Empirical studies of the loss landscape of deep networks have revealed that many local minima are connected through low-loss valleys. Yet, little is known about the theoretical origin of such valleys. We present a general framework for finding continuous symmetries in the parameter space, which carve out low-loss valleys. Our framework uses equivariances of the activation functions and can be applied to different layer architectures. To generalize this framework to nonlinear neural networks, we introduce a novel set of nonlinear, data-dependent symmetries. These symmetries can transform a trained model such that it performs similarly on new samples, which allows ensemble building that improves robustness under certain adversarial attacks. We then show that conserved quantities associated with linear symmetries can be used to define coordinates along low-loss valleys.

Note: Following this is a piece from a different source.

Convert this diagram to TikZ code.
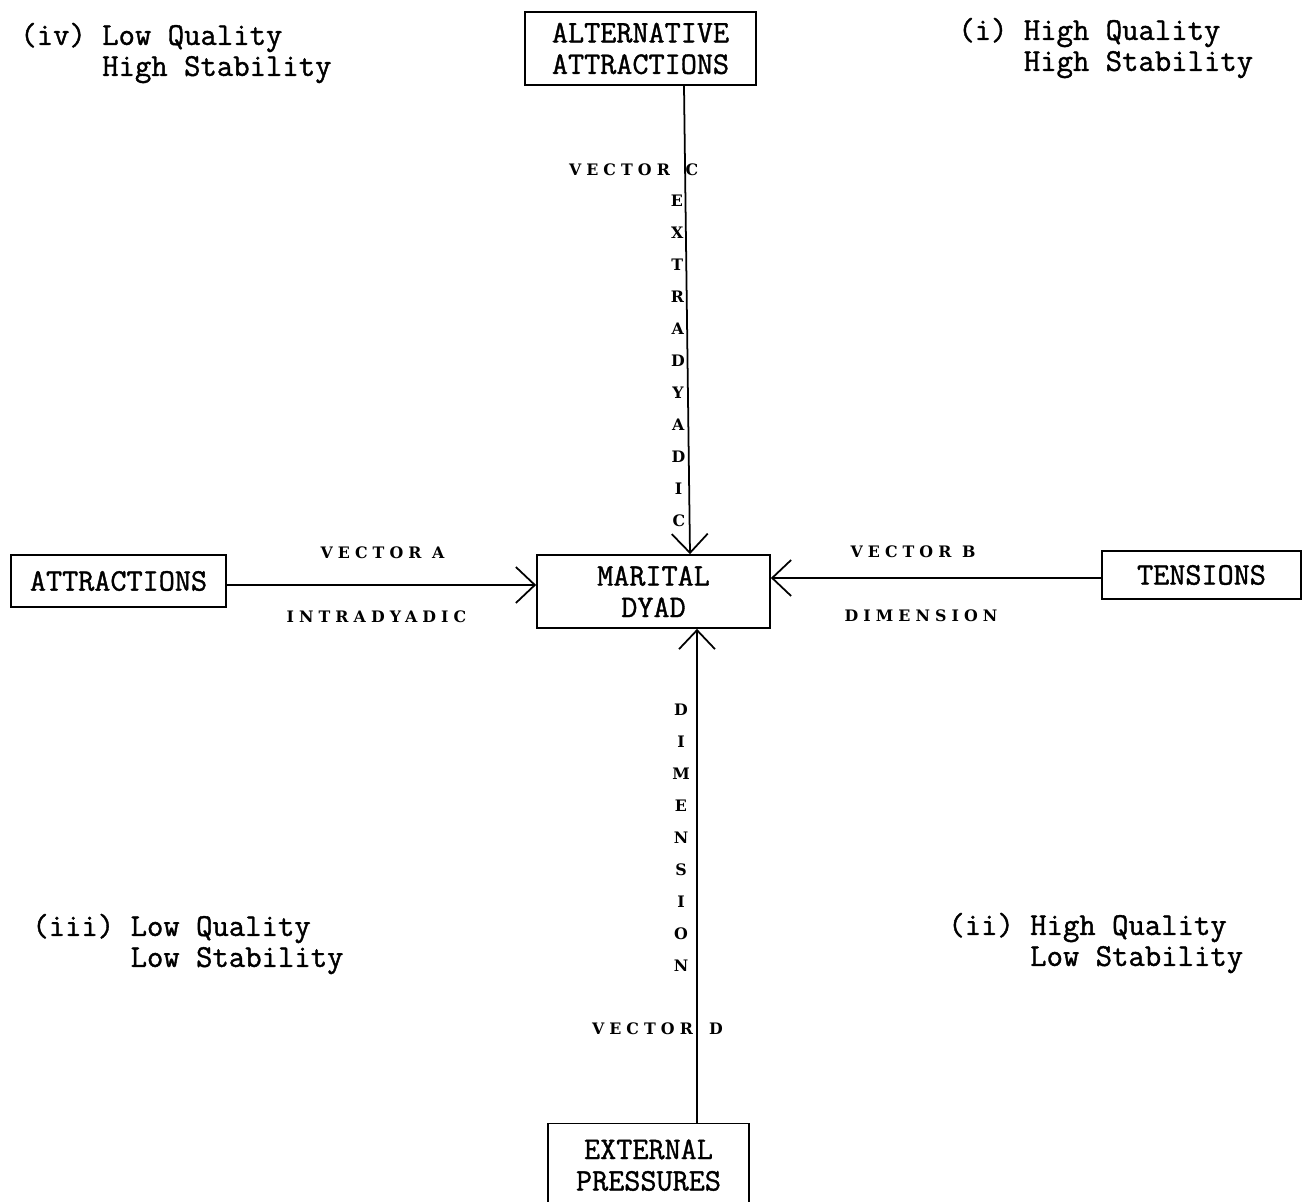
\documentclass[tikz,border=0pt]{standalone}
\usepackage{fontspec}
\setmainfont[FakeBold=1.2]{Latin Modern Mono}
\newfontfamily\lblfont[LetterSpace=32]{DejaVu Serif}
\usetikzlibrary{arrows.meta}
\tikzset{
  box/.style={draw, line width=1pt, inner sep=0pt, align=center, font=\fontsize{17.8pt}{0.63cm}\selectfont},
  quad/.style={anchor=west, align=left, inner sep=0pt, font=\fontsize{18.1pt}{0.62cm}\selectfont},
  lbl/.style={inner sep=0pt, font=\lblfont\bfseries\fontsize{9pt}{10pt}\selectfont},
  conn/.style={line width=1pt, -{Straight Barb[length=0.38cm,width=0.72cm,line width=1pt]}},
}
\begin{document}
\begin{tikzpicture}[x=0.02cm,y=-0.02cm]
\useasboundingbox (0,0) rectangle (1306,1202);
\fill[white] (0,0) rectangle (1306,1202);
% boxes
\node[box, minimum width=4.62cm, minimum height=1.46cm] (alt) at (640.5,48.5) {ALTERNATIVE\\ATTRACTIONS};
\node[box, minimum width=4.66cm, minimum height=1.46cm] (dyad) at (653.5,591.5) {MARITAL\\DYAD};
\node[box, minimum width=4.30cm, minimum height=1.04cm] (attr) at (118.5,581) {ATTRACTIONS};
\node[box, minimum width=3.98cm, minimum height=0.96cm] (tens) at (1201.5,575) {TENSIONS};
\node[box, minimum width=4.02cm, minimum height=1.66cm, text depth=0pt] (ext) at (648.5,1165) {EXTERNAL\\PRESSURES};
% connector end coordinates
\coordinate (cx1) at (684,0);
\coordinate (cx2) at (690,0);
\coordinate (dx) at (697,0);
\coordinate (ay) at (0,585);
\coordinate (by) at (0,578);
\draw[conn] (alt.south -| cx1) -- (dyad.north -| cx2);
\draw[conn] (ext.north -| dx) -- (dyad.south -| dx);
\draw[conn] (attr.east |- ay) -- (dyad.west |- ay);
\draw[conn] (tens.west |- by) -- (dyad.east |- by);
% labels
\node[lbl] (vc) at (619.5,170) {VECTOR};
\node[lbl] (vcc) at (692,170) {C};
\foreach \ch [count=\i from 0] in {E,X,T,R,A,D,Y,A,D,I,C} {
  \node[lbl] (cv\i) at ({677+0.18*\i},{201+32*\i}) {\ch};
}
\foreach \ch [count=\i from 0] in {D,I,M,E,N,S,I,O,N} {
  \node[lbl] (dv\i) at (681,{710+32*\i}) {\ch};
}
\node[lbl] (vd) at (642.5,1029) {VECTOR};
\node[lbl] (vdd) at (716,1029) {D};
\node[lbl] (va) at (382.5,553) {VECTOR A};
\node[lbl] (ia) at (376.5,617) {INTRADYADIC};
\node[lbl] (vb) at (913,552) {VECTOR B};
\node[lbl] (db) at (921,616) {DIMENSION};
% quadrants
\node[quad] (q4) at (20,53) {(iv) Low Quality\\\phantom{(iv) }High Stability};
\node[quad] (q1) at (958,48) {(i) High Quality\\\phantom{(i) }High Stability};
\node[quad] (q3) at (32,944) {(iii) Low Quality\\\phantom{(iii) }Low Stability};
\node[quad] (q2) at (948,943) {(ii) High Quality\\\phantom{(ii) }Low Stability};
\end{tikzpicture}
\end{document}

The conserved quantities help reveal that using common initialization methods, gradient flow only explores a small part of the global minimum. By relating conserved quantities to convergence rate and sharpness of the minimum, we provide insights on how initialization impacts convergence and generalizability.

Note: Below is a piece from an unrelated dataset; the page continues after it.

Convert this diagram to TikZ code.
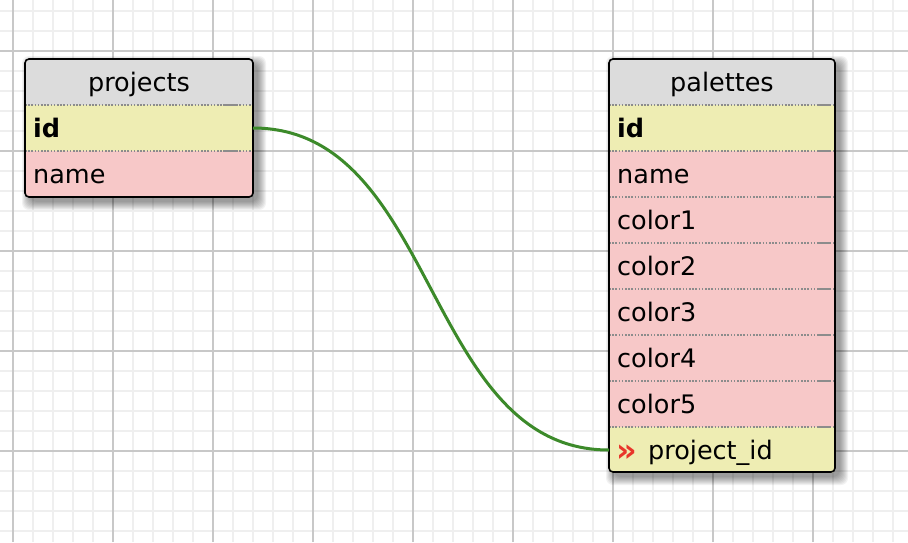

翻译：深度网络损失景观的实证研究表明，许多局部极小值通过低损耗山谷相互连接。然而，关于此类山谷的理论起源仍不清楚。我们提出了一个通用框架，用于发现参数空间中刻画出低损耗山谷的连续对称性。该框架利用激活函数的等变性，可适用于不同层架构。为将该框架推广至非线性神经网络，我们引入了一组新颖的非线性、数据依赖的对称性。这些对称性能够变换已训练模型，使其在新样本上表现相似，从而有助于构建提升特定对抗攻击鲁棒性的集成模型。进而，我们证明了与线性对称性相关的守恒量可用于定义沿低损耗山谷的坐标。守恒量有助于揭示：采用常见初始化方法时，梯度流仅探索全局极小值的一小部分。通过关联守恒量、收敛速率与极小值的尖锐度，我们提供了关于初始化如何影响收敛性与泛化能力的见解。